Ah...silly, naive Jace...I'm not sure it's necessary to have a whole big production as to how he got her number...can't it be enough that it was still in his cell from when she called him? That's a great way for Jace to become even more endearing--he could joke that she called him first, he figured it'd be okay to reciprocate the gesture...or it's payback for waking him up at 5:30.

If some guy called my mother to get my number, I'd be beyond mortified...not to mention extremely pissed that a church gave out information like that with seemingly no regard for my confidentiality. I would not want anything more to do with them and you can bet they'd hear some complaints from me. (and the guy--no matter how endearing--would have a kick in the groin)

'taking our friendship to the next level'? -- that might be a little much...

yikes--he knows EXACTLY where she lives? that wins him a one way ticket to psycho-ville

I'm glad Christy decided to go...she needs it, no matter how reluctant she is to admit it.

okay, so Dylan and Christy are drinking coffee...where'd Jace disappear to? And the conversation went from a Richard Simmons joke--which wasn't quite clear--to Christy being jealous of Jace's family with no transition. Did Christy catch his mom or dad being affectionate towards him? each other? (giving her a twinge of jealousy maybe?)

'...an hour or more...' this sounds a bit awkward

wow...that ending was a little...rough...but I really like the way you wrote it. It goes back to the writing to drew me to this story in the first place.
under the influence 2008-06-10 . chapter 12
I like these diary chaps...I'm really getting a sense of who Christy is...
under the influence 2008-06-06 . chapter 11
nice chapter...I like that Christy called Jace, but I have to say that if I were her, I would have hung up after the big production about it being really early. Maybe if Jace had his own phone line and you cut the mother part out completely, it would be better. Also, if someone I knew wasn't a believer called me early in the morning and started asking me questions about Jesus and God, I most certainly wouldn't complain about the time...he spoke very eloquently and said very strong things, though.

I hope Fess keeps his promise...not only for Christy, but I think it could be very beneficial to him as well.
under the influence 2008-05-27 . chapter 10
very raw and emotional...good job :)
Teffie 2008-05-26 . chapter 1
So much angst! But I really like the voice you've created here. I only noticed one mistake: "birthday" should be lower-case. Good job, though. I'll be back to read more.
under the influence 2008-05-20 . chapter 9
interesting chapter...lots of ups and downs...I liked it...very realistic...I hope her dad shows up...
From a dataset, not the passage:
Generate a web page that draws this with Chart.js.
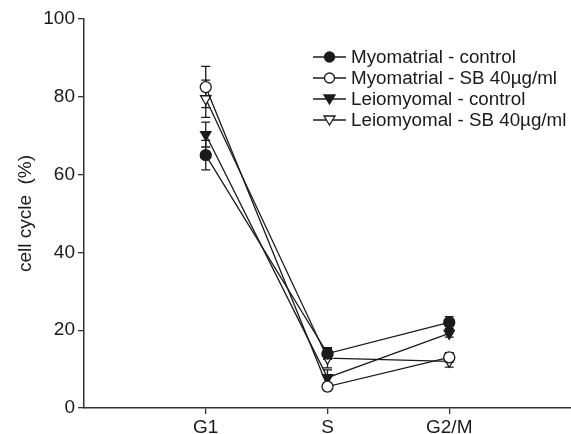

'“Oh, and if I get any wind that you’ve do[ne] another A+ project...'
under the influence 2008-05-06 . chapter 7
I liked this chapter...you have a way of making your characters Christian but real...keep it up!
lux perpetua 2008-04-26 . chapter 1
Interesting idea for an opening chapter. I'm really getting a sense of your main character's... character, I suppose.
under the influence 2008-04-15 . chapter 6
I'm glad SOMEONE was nice to her--even if it is a teacher...

can Michelle get run over by a hummer or something? *bats eyelashes*
under the influence 2008-04-10 . chapter 5
I like the way you've set this story up...with the diary entries and action descriptions being different chaps...the one thing I really don't care for is the language...but I realize that it's part of who Christy is and that's important to the story...

keep up the good work!
:)Kat
under the influence 2008-04-10 . chapter 4
That was definitely my favorite chapter so far...all the characters that Christy ran into remind me of my friends...maybe she'll go on the retreat?